Analysis: The revisional authority had adopted a practice of treating 90 days as the relevant period, but a mere practice cannot override the statute or curtail the statutory right of revision. Where the enactment and the rules prescribe no fixed limitation, the authority may decline to entertain an unduly delayed revision in the exercise of discretion, but it cannot reject the revision solely on the ground that it is barred by time. The remedy must be construed liberally and in aid of justice.
Conclusion: The first question was answered in the negative, in favour of the assessee.
Issue (ii): Whether, on the facts, no question of law arose from the order of the Excise and Taxation Commissioner.
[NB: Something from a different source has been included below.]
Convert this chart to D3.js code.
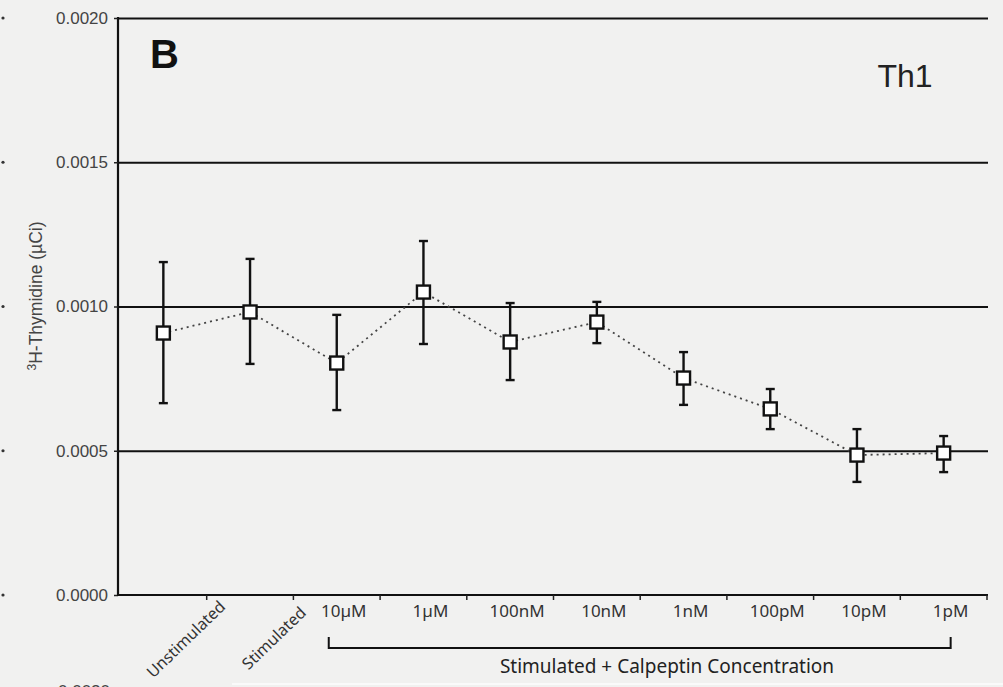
<!DOCTYPE html>
<html>
<head>
<meta charset="utf-8">
<script src="https://cdn.jsdelivr.net/npm/d3@7"></script>
<style>
	body { margin: 0; background: #f1f1f0; }
	svg { display: block; }
	.greed line { stroke: #111; stroke-width: 2; }
	.greed path { display: none; }
</style>
</head>
<body>
<script>
// categories along the bottom
var categories = ["Unstimulated", "Stimulated", "10µM", "1µM", "100nM", "10nM", "1nM", "100pM", "10pM", "1pM"];
// mean 3H-thymidine uptake
var means = [0.000908, 0.000981, 0.000804, 0.00105, 0.000877, 0.000946, 0.000752, 0.000645, 0.000485, 0.000492];
// error bar ends
var lower = [0.000665, 0.000801, 0.000641, 0.00087, 0.000745, 0.000873, 0.000659, 0.000575, 0.000392, 0.000426];
var upper = [0.001154, 0.001165, 0.000971, 0.001227, 0.001012, 0.001016, 0.000842, 0.000714, 0.000575, 0.000551];
var yTicks = [0, 0.0005, 0.0010, 0.0015, 0.0020];
var rotated = ["Unstimulated", "Stimulated"];
var bracketFrom = "10µM", bracketTo = "1pM";

var W = 1003, H = 687;
var svg = d3.select("body").append("svg").attr("width", W).attr("height", H);
svg.append("rect").attr("width", W).attr("height", H).attr("fill", "#f1f1f0");

var xScale = d3.scaleBand().domain(categories).range([120, 987]);
var yScale = d3.scaleLinear().domain([0, 0.002]).range([595, 18]);

//horizontal lines across the plot
svg.append("g").attr("class", "greed")
	.attr("transform", "translate(118,0)")
	.call(d3.axisLeft(yScale).tickValues(yTicks.slice(1)).tickSize(-870).tickFormat(""));

//left axis with labels
var yAxis = svg.append("g").attr("transform", "translate(118,0)")
	.call(d3.axisLeft(yScale).tickValues(yTicks).tickSize(4).tickPadding(6).tickFormat(d3.format(".4f")));
yAxis.select(".domain").attr("stroke", "#111").attr("stroke-width", 2.2).attr("d", "M0,17V596");
yAxis.selectAll(".tick line").attr("stroke", "#222").attr("stroke-width", 1.5);
yAxis.selectAll(".tick text").attr("font-family", "Liberation Sans, Arial, sans-serif")
	.attr("font-size", 17).attr("fill", "#444");

//the bottom axis: ticks at the band borders
var xg = svg.append("g");
xg.append("line").attr("x1", 117).attr("x2", 988).attr("y1", yScale(0)).attr("y2", yScale(0))
	.attr("stroke", "#111").attr("stroke-width", 2.2);
xg.selectAll(".xt").data(categories).enter().append("line").attr("class", "xt")
	.attr("x1", function(d) { return xScale(d) + xScale.bandwidth(); })
	.attr("x2", function(d) { return xScale(d) + xScale.bandwidth(); })
	.attr("y1", yScale(0)).attr("y2", yScale(0) + 5)
	.attr("stroke", "#222").attr("stroke-width", 1.5);

xg.selectAll(".xl").data(categories).enter().append("text").attr("class", "xl")
	.attr("font-family", "Noto Sans, Open Sans, sans-serif")
	.attr("font-size", function(d) { return rotated.indexOf(d) >= 0 ? 16 : 17; }).attr("fill", "#333")
	.attr("text-anchor", function(d) { return rotated.indexOf(d) >= 0 ? "end" : "middle"; })
	.attr("transform", function(d, i) {
		var cx = xScale(d) + xScale.bandwidth() / 2;
		if (rotated.indexOf(d) >= 0) return "translate(" + (cx + (i ? 57 : 63)) + "," + (i ? 614 : 608) + ") rotate(-44)";
		return "translate(" + (cx + 7) + ",617)";
	})
	.text(function(d) { return d; });

//bracket under the calpeptin concentrations
var bx1 = xScale(bracketFrom) + xScale.bandwidth() / 2 - 8;
var bx2 = xScale(bracketTo) + xScale.bandwidth() / 2 + 7;
svg.append("path")
	.attr("d", "M" + bx1 + ",637V648H" + bx2 + "V637")
	.attr("fill", "none").attr("stroke", "#111").attr("stroke-width", 2);
svg.append("text").attr("x", 667).attr("y", 673).attr("text-anchor", "middle")
	.attr("font-family", "Noto Sans, Open Sans, sans-serif").attr("font-size", 19).attr("fill", "#222")
	.text("Stimulated + Calpeptin Concentration");

//y axis title
var yt = svg.append("text").attr("transform", "translate(42,296) rotate(-90)")
	.attr("text-anchor", "middle").attr("font-family", "Liberation Sans, Arial, sans-serif")
	.attr("font-size", 17.5).attr("fill", "#444");
yt.append("tspan").attr("font-size", 12).attr("dy", -6).text("3");
yt.append("tspan").attr("dy", 6).text("H-Thymidine (µCi)");

svg.append("text").attr("x", 150).attr("y", 68).attr("font-family", "Liberation Sans, Arial, sans-serif")
	.attr("font-weight", "bold").attr("font-size", 40).attr("fill", "#111").text("B");
svg.append("text").attr("x", 905).attr("y", 87).attr("text-anchor", "middle")
	.attr("font-family", "Liberation Sans, Arial, sans-serif").attr("font-size", 32).attr("fill", "#222").text("Th1");

//dotted line through the means
var pts = categories.map(function(c, i) { return [xScale(c) + xScale.bandwidth() / 2, yScale(means[i])]; });
svg.append("path").attr("d", d3.line()(pts))
	.attr("fill", "none").attr("stroke", "#444").attr("stroke-width", 1.8).attr("stroke-dasharray", "2,4");

var eb = svg.append("g").attr("stroke", "#111").attr("stroke-width", 2.4);
categories.forEach(function(c, i) {
	var cx = xScale(c) + xScale.bandwidth() / 2;
	eb.append("line").attr("x1", cx).attr("x2", cx).attr("y1", yScale(lower[i])).attr("y2", yScale(upper[i]));
	eb.append("line").attr("x1", cx - 4.5).attr("x2", cx + 4.5).attr("y1", yScale(lower[i])).attr("y2", yScale(lower[i]));
	eb.append("line").attr("x1", cx - 4.5).attr("x2", cx + 4.5).attr("y1", yScale(upper[i])).attr("y2", yScale(upper[i]));
});
svg.selectAll(".mk").data(pts).enter().append("rect").attr("class", "mk")
	.attr("x", function(d) { return d[0] - 6.5; }).attr("y", function(d) { return d[1] - 6.5; })
	.attr("width", 13).attr("height", 13)
	.attr("fill", "#fff").attr("stroke", "#111").attr("stroke-width", 2.4);

//bits of the neighbouring panels, cut off at the edges
svg.selectAll(".edge").data(yTicks).enter().append("circle").attr("class", "edge")
	.attr("cx", 3).attr("cy", function(d) { return yScale(d); }).attr("r", 1.6).attr("fill", "#333");
svg.append("line").attr("x1", 232).attr("x2", 1003).attr("y1", 684).attr("y2", 684)
	.attr("stroke", "#fafafa").attr("stroke-width", 2);
svg.append("text").attr("x", 110).attr("y", 697).attr("text-anchor", "end")
	.attr("font-family", "Liberation Sans, Arial, sans-serif").attr("font-size", 17).attr("fill", "#444")
	.text("0.0020");
</script>
</body>
</html>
Analysis: The record contained ample material supporting the finding that the concealed stocks belonged to the assessee-firm, and the assessment authority had given detailed reasons for its conclusion. The discovery of substantial stocks shortly after the close of the assessment year was also relevant to the determination of turnover. The challenge was therefore factual rather than legal, and the authority was justified in interfering with the appellate order.
Conclusion: The second question was answered in the negative, in favour of the revenue.
Final Conclusion: The reference was disposed of by answering both referred questions against the assessee and upholding the revenue authorities' action.
Ratio Decidendi: Where no statutory period of limitation is prescribed for revision, a tribunal's internal practice cannot be treated as a rigid bar to maintainability, and findings supported by adequate material do not raise a question of law merely because they are challenged on factual grounds.